Londra Gezi Rehberi
- Gönderen Sude
- Tarih 14 Temmuz 2025
Londra Gezi Rehberi
Sabah saat 08:00. Camden Town’daki küçük ama sıcak bir kahvecide kahvemi yudumlarken etrafı seyrediyorum. Hafif sisli bir sabah… Londra’nın o klasik gri havası var ama içimde garip bir heyecan. Bugün bu büyülü şehri keşfetmek için dışarıdayım. Eğer sen de yakında Londra’ya gitmeyi planlıyorsan ya da eğitim için bu şehirde yaşayacaksan, bu yazı tam sana göre.
Sabah: Camden Town’dan Notting Hill’e Uzanan Rota
Camden Town, sabahları daha sakin. Sokak sanatıyla kaplı duvarların arasında yürürken alternatif Londra’nın enerjisini hissediyorsun. Derken kendimi Thames Nehri boyunca yürürken buluyorum, hedefim: Notting Hill.
Notting Hill renkli evleri, vintage dükkânları ve ünlü Portobello Road pazarı ile seni içine çekiyor. Bir kitapçıda saatler geçirebilirsin; çünkü buralar sadece fotoğraf için değil, ilham almak için de mükemmel. “Hugh Grant buradan mı geçmişti?” diye düşünmeden edemiyorsun.

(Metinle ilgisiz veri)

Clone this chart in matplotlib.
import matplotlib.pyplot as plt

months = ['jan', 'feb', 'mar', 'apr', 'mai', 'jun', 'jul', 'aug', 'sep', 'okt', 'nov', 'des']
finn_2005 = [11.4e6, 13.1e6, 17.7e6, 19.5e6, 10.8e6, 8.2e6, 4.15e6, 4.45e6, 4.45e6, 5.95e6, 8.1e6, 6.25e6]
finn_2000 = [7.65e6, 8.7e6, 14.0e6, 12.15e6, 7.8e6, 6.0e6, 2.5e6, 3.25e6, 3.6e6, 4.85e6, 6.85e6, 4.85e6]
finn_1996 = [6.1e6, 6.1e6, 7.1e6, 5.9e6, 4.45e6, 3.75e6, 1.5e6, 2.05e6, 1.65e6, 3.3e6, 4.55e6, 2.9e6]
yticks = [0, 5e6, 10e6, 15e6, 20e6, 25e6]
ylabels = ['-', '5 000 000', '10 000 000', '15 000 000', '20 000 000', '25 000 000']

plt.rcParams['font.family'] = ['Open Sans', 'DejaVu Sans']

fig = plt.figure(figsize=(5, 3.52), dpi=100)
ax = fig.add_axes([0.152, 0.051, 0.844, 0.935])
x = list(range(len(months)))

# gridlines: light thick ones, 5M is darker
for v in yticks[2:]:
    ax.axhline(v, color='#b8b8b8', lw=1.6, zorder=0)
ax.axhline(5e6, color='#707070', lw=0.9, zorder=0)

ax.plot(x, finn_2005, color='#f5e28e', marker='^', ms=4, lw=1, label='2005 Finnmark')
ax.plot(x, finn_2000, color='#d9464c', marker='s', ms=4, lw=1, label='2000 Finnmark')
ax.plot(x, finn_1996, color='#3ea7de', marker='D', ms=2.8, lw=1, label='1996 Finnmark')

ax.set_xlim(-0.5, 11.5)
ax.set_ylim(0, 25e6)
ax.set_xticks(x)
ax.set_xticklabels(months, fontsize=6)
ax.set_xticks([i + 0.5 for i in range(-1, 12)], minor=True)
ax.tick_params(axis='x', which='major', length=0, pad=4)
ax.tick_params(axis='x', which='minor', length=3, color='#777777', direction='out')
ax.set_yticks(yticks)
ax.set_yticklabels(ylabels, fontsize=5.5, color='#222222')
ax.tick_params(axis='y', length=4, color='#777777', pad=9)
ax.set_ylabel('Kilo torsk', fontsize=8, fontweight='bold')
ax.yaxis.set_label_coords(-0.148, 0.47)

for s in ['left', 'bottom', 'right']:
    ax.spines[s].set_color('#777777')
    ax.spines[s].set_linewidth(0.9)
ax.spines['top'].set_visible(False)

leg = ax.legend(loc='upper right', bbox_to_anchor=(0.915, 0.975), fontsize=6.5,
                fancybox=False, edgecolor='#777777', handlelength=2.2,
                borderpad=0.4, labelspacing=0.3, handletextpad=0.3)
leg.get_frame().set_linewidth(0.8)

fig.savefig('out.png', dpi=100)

Öğle: Covent Garden’da Tat ve Ritim
Saat 12:30 olduğunda açlık baş gösteriyor. Metroya atlayıp Covent Garden’a geçiyorum. Sokak sanatçıları müzik yapıyor, kalabalık insanlarla dolu. Bir köşede İtalyan mutfağı, diğer köşede Japon ramen… Ben tercihimi klasik bir fish & chips’ten yana kullanıyorum. Yanına da İngiliz usulü bir limonata.
Burada bir kafeye oturup gelen geçen turistleri izlemek bile başlı başına bir deneyim. Eğer burada eğitim alıyorsan, ders sonrası arkadaşlarınla buluşmak için harika bir nokta.
Öğleden Sonra: Tarih ve Sanat
Yemekten sonra rotamı Londra’nın kalbine çeviriyorum: Westminster. Big Ben ve Parlamento Binası tüm görkemiyle karşımda duruyor. Her turist gibi fotoğrafımı çekiyorum ama asıl hedefim: British Museum.
Giriş ücretsiz. İçeride Mısır’dan Çin’e uzanan eserler arasında zaman kayboluyor. Müze, öğrencilere hem akademik hem de kültürel anlamda çok şey katıyor. Bir Londra öğrencisiysen burası mutlaka uğraman gereken yerlerden.
Akşam: Thames Kenarında Gün Batımı
Akşam saatlerinde Southbank tarafına geçiyorum. London Eye’ın tam karşısında nehir kenarında yürümek günün yorgunluğunu atmak için birebir. Arka planda sokak sanatçıları, ışıl ışıl şehir ve klasik Londra manzarası…
Gün batarken bir banka oturuyorum. Elimde kahvem, önümde Tower Bridge. Londra’da olmak, burayı yaşamak bir gezi olmaktan çıkıyor; sanki bu şehir senin bir parçan gibi hissediyorsun.